教育と「マインドコントロール」
日本がかつて長期にわたる戦争を継続することができた背景には,教育や新聞などを通して国民が「マインドコントロール」を受けていたことがあるのではないか?
というのが,中学校2~3年生が授業で「予想」できることである。
当時の軍国主義的な教育内容,事実を報道しない新聞に関する資料から,ある程度の裏づけをすることは可能であろう。
この「マインドコントロール」という言葉を,安倍総理が「戦後教育」とセットで使ったようである。
どんな時代の教育でも,そこで「マインドコントロール」を受ける危険性がある(あった)ことを自覚することは大切である。
そもそも,「教育」という取り組み自体が,一種の「マインドコントロール」である,という考え方も成り立つ。
政府による政策に反対することは,民主主義の社会では,「堂々と行うべき」行動である。
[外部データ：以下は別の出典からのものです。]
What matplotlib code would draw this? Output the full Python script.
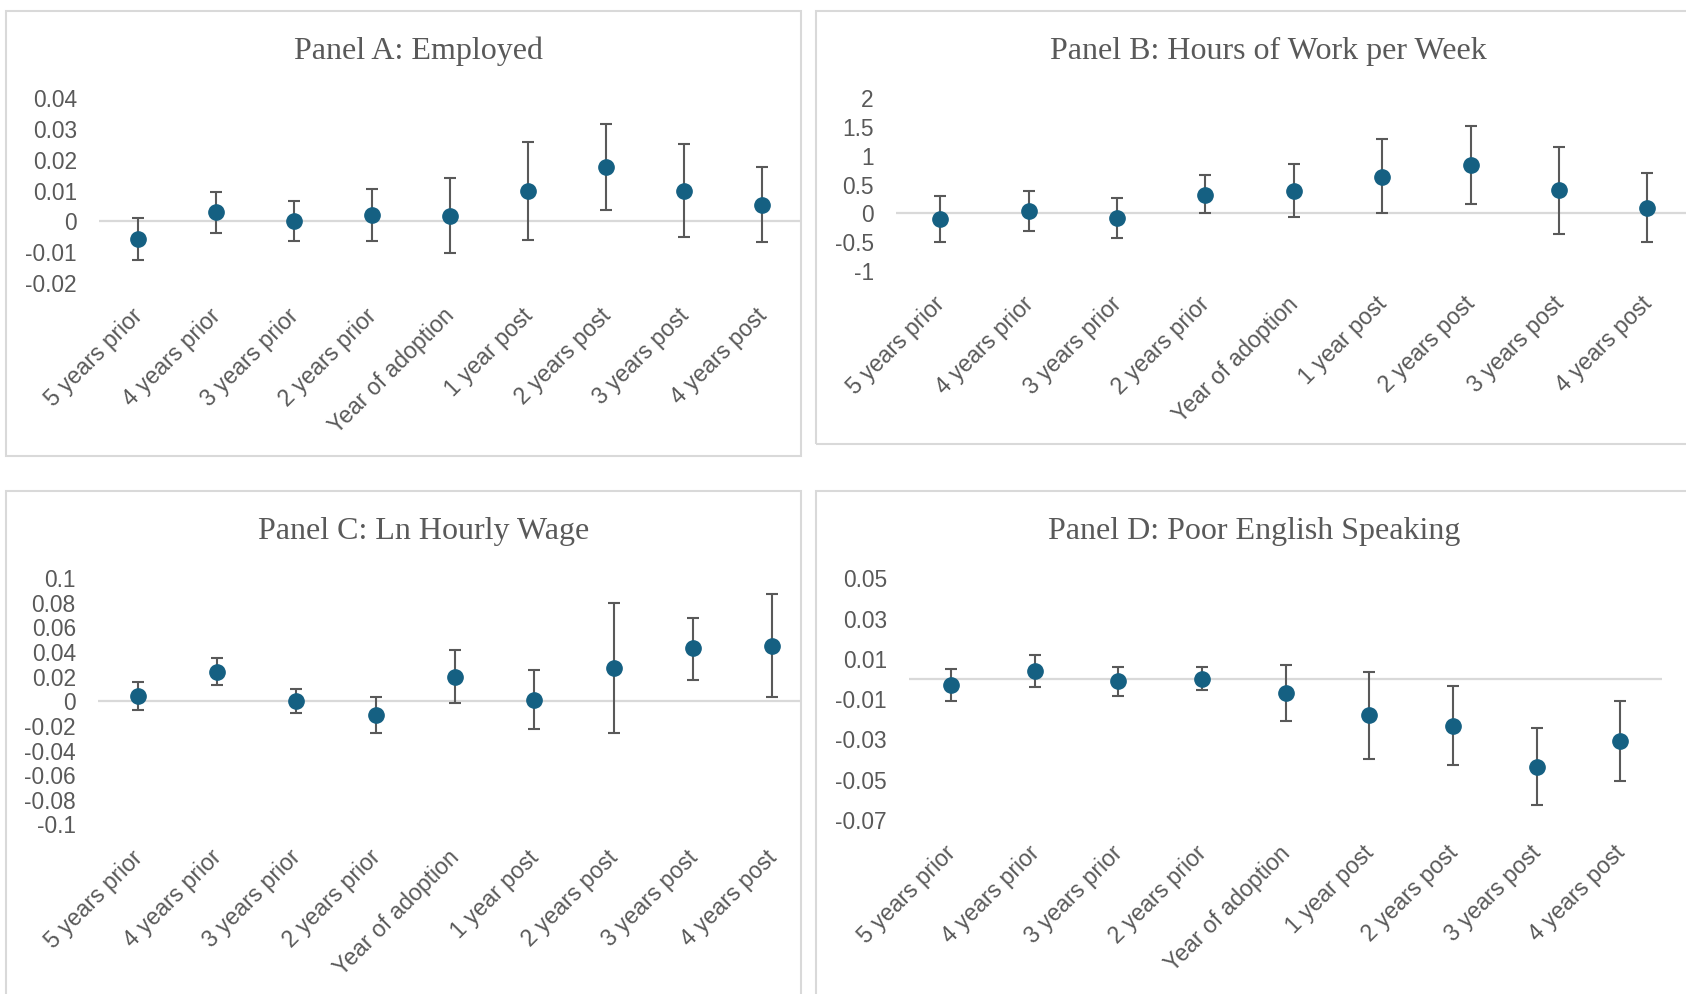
import numpy as np
import matplotlib.pyplot as plt
import matplotlib.transforms as mtransforms
from matplotlib.patches import Rectangle

W, H = 1686, 994
GREY = "#595959"
BLUE = "#156082"
LIGHT = "#d9d9d9"

categories = ["5 years prior", "4 years prior", "3 years prior", "2 years prior",
              "Year of adoption", "1 year post", "2 years post", "3 years post",
              "4 years post"]

# Panel A: Employed
est_a = [-0.0059, 0.0029, 0.0002, 0.0021, 0.0018, 0.0100, 0.0177, 0.0100, 0.0053]
hi_a = [0.0009, 0.0096, 0.0066, 0.0104, 0.0141, 0.0259, 0.0317, 0.0250, 0.0177]
lo_a = [-0.0126, -0.0037, -0.0064, -0.0064, -0.0103, -0.0061, 0.0036, -0.0051, -0.0067]
ticks_a = [-0.02, -0.01, 0, 0.01, 0.02, 0.03, 0.04]

# Panel B: Hours of work per week
est_b = [-0.09, 0.04, -0.08, 0.32, 0.39, 0.64, 0.85, 0.40, 0.10]
hi_b = [0.30, 0.39, 0.27, 0.66, 0.86, 1.30, 1.52, 1.15, 0.70]
lo_b = [-0.49, -0.30, -0.42, 0.0, -0.07, 0.0, 0.17, -0.35, -0.50]
ticks_b = [-1, -0.5, 0, 0.5, 1, 1.5, 2]

# Panel C: Ln hourly wage
est_c = [0.0041, 0.0238, 0.0, -0.0110, 0.0200, 0.0014, 0.0273, 0.0432, 0.0451]
hi_c = [0.0160, 0.0349, 0.0097, 0.0032, 0.0416, 0.0257, 0.0800, 0.0680, 0.0873]
lo_c = [-0.0068, 0.0130, -0.0097, -0.0257, -0.0010, -0.0224, -0.0260, 0.0176, 0.0032]
ticks_c = [-0.1, -0.08, -0.06, -0.04, -0.02, 0, 0.02, 0.04, 0.06, 0.08, 0.1]

# Panel D: Poor English speaking
est_d = [-0.0032, 0.0039, -0.0011, 0.0, -0.0069, -0.0181, -0.0233, -0.0435, -0.0307]
hi_d = [0.0049, 0.0120, 0.0059, 0.0059, 0.0070, 0.0034, -0.0036, -0.0245, -0.0110]
lo_d = [-0.0110, -0.0039, -0.0082, -0.0057, -0.0206, -0.0397, -0.0427, -0.0624, -0.0507]
ticks_d = [-0.07, -0.05, -0.03, -0.01, 0.01, 0.03, 0.05]

titles = ["Panel A: Employed", "Panel B: Hours of Work per Week",
          "Panel C: Ln Hourly Wage", "Panel D: Poor English Speaking"]

fig = plt.figure(figsize=(W / 100, H / 100), dpi=100)


def px_axes(x0, y0, x1, y1):
    # axes box given in pixels from the top-left corner
    return fig.add_axes([x0 / W, 1 - y1 / H, (x1 - x0) / W, (y1 - y0) / H])


def frame(x0, y0, x1, y1):
    fig.add_artist(Rectangle((x0 / W, 1 - y1 / H), (x1 - x0) / W, (y1 - y0) / H,
                             transform=fig.transFigure, fill=False,
                             ec=LIGHT, lw=1.5))


def panel(ax, est, lo, hi, ticks, xmax):
    est = np.array(est)
    x = np.arange(len(est))
    err = [est - np.array(lo), np.array(hi) - est]
    ax.axhline(0, color=LIGHT, lw=1.6, zorder=1)
    ax.errorbar(x, est, yerr=err, fmt="o", color=BLUE, ms=11, ecolor=GREY,
                elinewidth=1.5, capsize=4.3, capthick=1.5, zorder=3)
    ax.set_xlim(-0.5, xmax)
    ax.set_ylim(ticks[0], ticks[-1])
    ax.set_yticks(ticks)
    ax.set_yticklabels(["{:g}".format(round(t, 4)) for t in ticks],
                       fontsize=16.4, color=GREY, family="Liberation Sans")
    ax.set_xticks(x)
    ax.set_xticklabels(categories, rotation=45, ha="right", va="top",
                       rotation_mode="anchor", fontsize=16.6, color=GREY,
                       family="Liberation Sans")
    ax.tick_params(axis="both", length=0)
    ax.tick_params(axis="y", pad=16)
    ax.tick_params(axis="x", pad=17)
    # nudge the slanted category labels a little to the left
    shift = mtransforms.ScaledTranslation(-7 / 100, 2 / 100, fig.dpi_scale_trans)
    for lab in ax.get_xticklabels():
        lab.set_transform(lab.get_transform() + shift)
    for s in ax.spines.values():
        s.set_visible(False)
    ax.patch.set_alpha(0)


frame(6, 11, 801, 456)
frame(816, 11, 1700, 444)
frame(6, 491, 801, 1010)
frame(816, 491, 1700, 1010)

ax_a = px_axes(99, 98.3, 801, 282.7)
panel(ax_a, est_a, lo_a, hi_a, ticks_a, 8.5)

ax_b = px_axes(896, 98.3, 1686, 271)
panel(ax_b, est_b, lo_b, hi_b, ticks_b, 8.5 - 5.6 / 88.4)

ax_c = px_axes(98, 578.3, 801, 824.3)
panel(ax_c, est_c, lo_c, hi_c, ticks_c, 8.5 - 11 / 79.3)

ax_d = px_axes(909, 578.3, 1662, 820)
panel(ax_d, est_d, lo_d, hi_d, ticks_d, 8.5)

title_pos = [(418, 59), (1268, 59), (424, 539), (1254, 539)]
for (tx, ty), t in zip(title_pos, titles):
    fig.text(tx / W, 1 - ty / H, t, ha="center", va="baseline", fontsize=23,
             color=GREY, family="Liberation Serif")

fig.savefig("out.png", dpi=100, facecolor="white")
ただし,そこでの判断で重要なのは,十分な説得力をもった裏づけの有無である。
一部の「反対勢力」は,逆方向への「マインドコントロール」を必死に実践している。
「マインドコントロールはよくない」という意見は,正確には
「私がやっている方向と逆のマインドコントロールはよくない」という意味としてとらえるべき人間は,教育界にはいくらでもいる。
だから,安倍総理のマインドコントロールされた結果がこうだった,という話は,
現状を全く新しい視点や角度で積極的に見直すべきである,という趣旨に解釈した方が,より明るい先行きが見えてくる。
「現状維持」原理主義勢力を排除することが大切なのである。
「積極的な見直し」の努力は,必ずしも「変更すること」がゴールになるとは限らない。
「改革のための改革」は,失敗に終わるしかないように思えるが,
「積極的な見直し」の努力の結果,「現状のよさの再認識」が進むこともあり得るのである。
たとえば,「少人数指導をめざす」などと言っているが,
現実的には,学級規模は現状維持をした方が,質の低い教員の数を増やす必要がなく,教育効果はむしろ高い,という結論になるかもしれない。
「現状維持」原理主義はだめだが,
「改革のための議論」の結果としての「現状維持」はOKなのである。
一度,「こうでなければならない」という発想を捨てて,何にもしばられずに,どのような教育のあり方が最もよいのか,真剣に考えてみるのがよいだろう。
足を引っ張るのが好きな勢力は,「失敗学」を「失敗させるための方法」として利用する。
安倍総理の発言に対して,だれがどのように反応するか,興味が尽きない。